Professor Giessner‘s appointment is endowed by the De Vereniging Trustfonds (Erasmus Trust Fund) and came on 1 March 2015. His research addresses human behaviour and adaptation in organisations through systematic investigations of processes at individual, team and organisational levels. This involves topics such as leadership, identity management, and employees’ adaptation to change.
Much of his research studies employee adaptation during mergers of organisation as well as the impact of leaders’ behaviour on employees, the antecedents of such behaviour, and the relationships between leaders and followers. For example, Giessner’s recent research investigates how much leaders should empower their followers. Empowerment is generally considered an effective leadership behaviour, but Professor Giessner and his colleague Sut I Humborstad have shown that its effectiveness is limited to match the expectation of the follower.
Factors emerging in the last 100 years
A range of factors have required companies to readjust their internal and external communication strategies and to be more concerned with employees’ ethical behaviours. These changes pose new threats but also new opportunities for organisational leaders, says Giessner.

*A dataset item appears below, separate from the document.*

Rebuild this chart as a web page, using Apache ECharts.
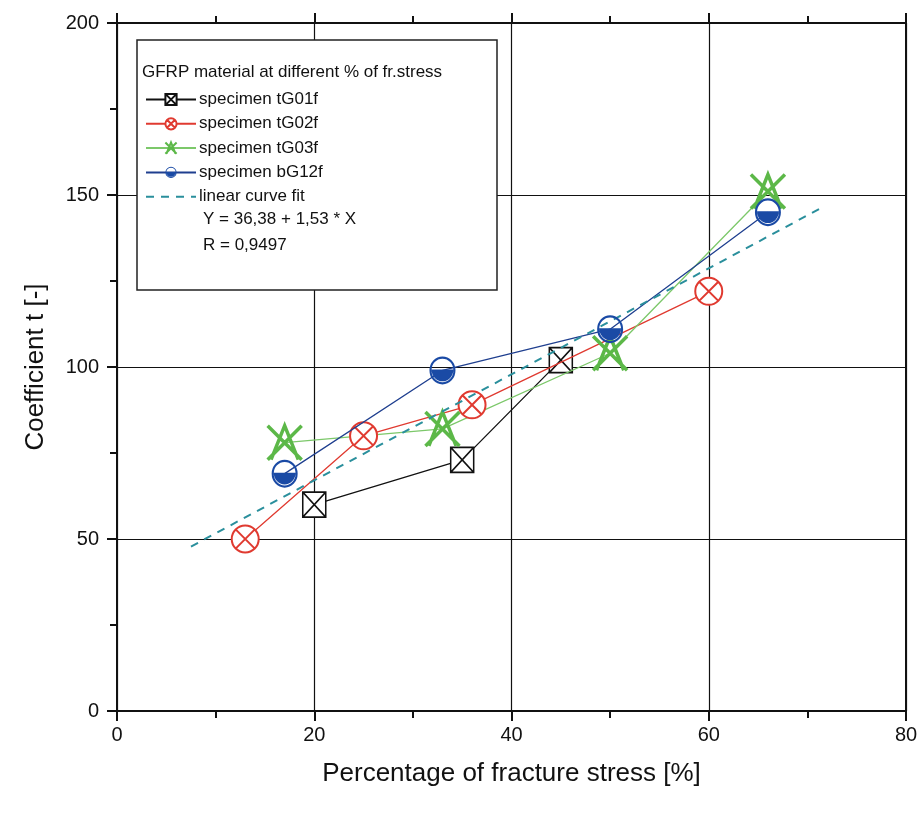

“The last century has been characterised by several important changes in the work environment and as a result by fundamental changes in the workforce and the work itself. It’s due to globalisation and better education and it has resulted in more diverse but highly skilled workforces.
“In addition new technologies are reshaping industries and ways of working, requiring constant re-adjustment from employees and management. Internationally, there is increased economic turbulence and competition for resources with the opening of new markets in China, Russia and India. Finally, social trends such as social media and the aging Western workforce also affect business.”
Useful information for organisational leaders
Research from Giessner and his colleagues will produce useful information for organisational leaders and managers. “The study of organisational behaviour in general and specifically organisational change has become an important management topic for practitioners as well as scientists,” he said.
Steffen Giessner obtained his master's degree in psychology from the University of Kent at Canterbury, and his PhD in Psychology from the Friedrich-Schiller-University Jena, Germany. He has authored and co-authored papers in organisational behaviour, management, and psychology. His research received media coverage in outlets like the New York Times, Financial Times, The Guardian, Harvard Business Review, Harvard Business Manager and Wall Street Journal.